Saya yakin masih banyak tempat menarik di Indonesia yang belum banyak dikunjungi bahkan oleh bangsa kita sendiri.  Tidak perlu jauh-jauh ke negeri orang untuk mencari destinasi wisata yang indah atau kuliner yang lezat dan menyehatkan. Allah Yang Maha Pencipta telah menyediakannya di depan mata kita.

keterangan gambar: atas: panorama pantai parai. bawah: lempah kuning


Friday, 2 May 2014

Belajar dari orang luar biasa

Ada momen mengesankan yang saya dapatkan ketika sedang mendapat tugas ke Tasikmalaya.  Bukan berkaitan dengan penugasan selama disana.  Saya menginap di hotel yang berjarak sekitar 100an meter dari masjid agung kota Tasikmalaya.  Ketika sayup-sayup adzan shubuh berkumandang, saya bergegas keluar kamar menuju masjid.  Di dalam lift saya berpapasan dengan seorang laki-laki, yang dari pakaiannya menunjukkan bahwa beliau akan ke masjid.  Tidak seperti saya yang berpakaian 'seadanya', Bapak berbadan tegap ini berpakaian 'lengkap': baju koko, kopiah hitam, sarung dan tasbih di tangan.  Dari pertama kali berpapasan, rasa malu sudah menyelimuti, malu karena berpakaian seadanya untuk menghadap Yang Maha Kuasa.

Orang tersebut-lah yang pertama kali menegur saya, dengan suaranya yang bersahaja. "Mau ke masjid de'?". "eh, iya pak" jawab saya agak gugup, tidak menyangka akan ditegur lebih dahulu. "Ayo sama-sama dengan saya." ajak beliau sambil kemudian menuju ke area tempat mobilnya di parkir.  Dari perjalanan ke masjid yang hanya sebentar, terjadilah dialog singkat mengenai asal dan kegiatan masing-masing di Tasikmalaya.

Ternyata beliau berasal dari Mabes TNI AU yang saat ini sedang mengadakan kegiatan di lanud Tasikmalaya. "Pantas saja kemarin ketika datang, di hotel banyak orang berpakaian seragam TNI AU di depan dan dalam lobi," gumam saya dalam hati.  Setelah selesai shalat dan dzikir di masjid, kami kembali pulang bersama.  Saya mengira-ngira, orang ini pastilah bukan prajurit TNI biasa.  Orang yang rajin jamaah shubuh ke masjid pastilah orang hebat, apalagi seorang prajurit TNI AU.

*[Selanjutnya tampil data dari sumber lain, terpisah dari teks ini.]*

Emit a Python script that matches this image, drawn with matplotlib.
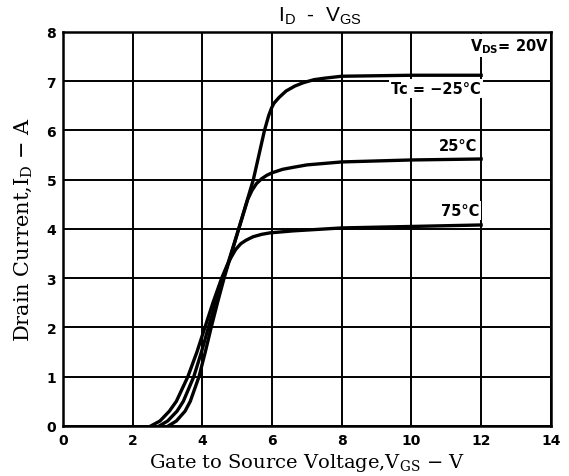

Benar saja....selain punya kegiatan di lanud, beliau juga diminta mengisi kajian dakwah di radio dan tablig akbar di masjid agung.  Rasa malu kembali menghampiri...saya melirik sebuah buku tebal di dekat kursi yang saya duduki.  Sama sekali saya tidak mengerti buku itu karena judulnya tertulis dalam bahasa arab!!! Dengan tutur kata yang lembut, tanpa ada sedikitpun kesan ingin menyombongkan diri, beliau menceritakan sekilas pendidikan beliau dari Akabri hingga lulus S3 di UIN.

Beliau jugalah, yang ketika hendak berpisah di lift, yang berinisiatif bertukar nomor handphone dan mengundang ke acara tablig akbar di masjid agung.  Karena ada agenda kerja, dengan berat hati saya sampaikan tidak bisa memenuhi undangannya.  Di akhir ketika mencatat nomor beliau, saya bertanya, "mohon maaf pak, siapa nama bapak?" "Kemalsyah" jawab beliau sebelum kita berpisah di lift.

Lalu saya tanya ke mbah google, siapa gerangan beliau sebenarnya. Dengan mengetik kata kunci 'Kemalsyah, TNI AU" keluarlah dari mesin pencari pintar tersebut informasi: Ustadz Kolonel Sus TNI AU DR. H.M. Kemalsyah, M.Ag.  Dengan mudah dapat dibaca kiprah beliau di dunia militer yang diiringi dengan kontribusi nyata di dunia dakwah.  Hari itu saya langsung ngetwit: "Bersama dgn seorang alim dr mabes TNI AU ke masjid agung tasikmalaya. Smg Allah karuniakan pejabat militer yg jg @PejuangSubuh seperti beliau", yang tidak lama kemudian di retweet oleh @TNIOnline.  Ya, semoga saja.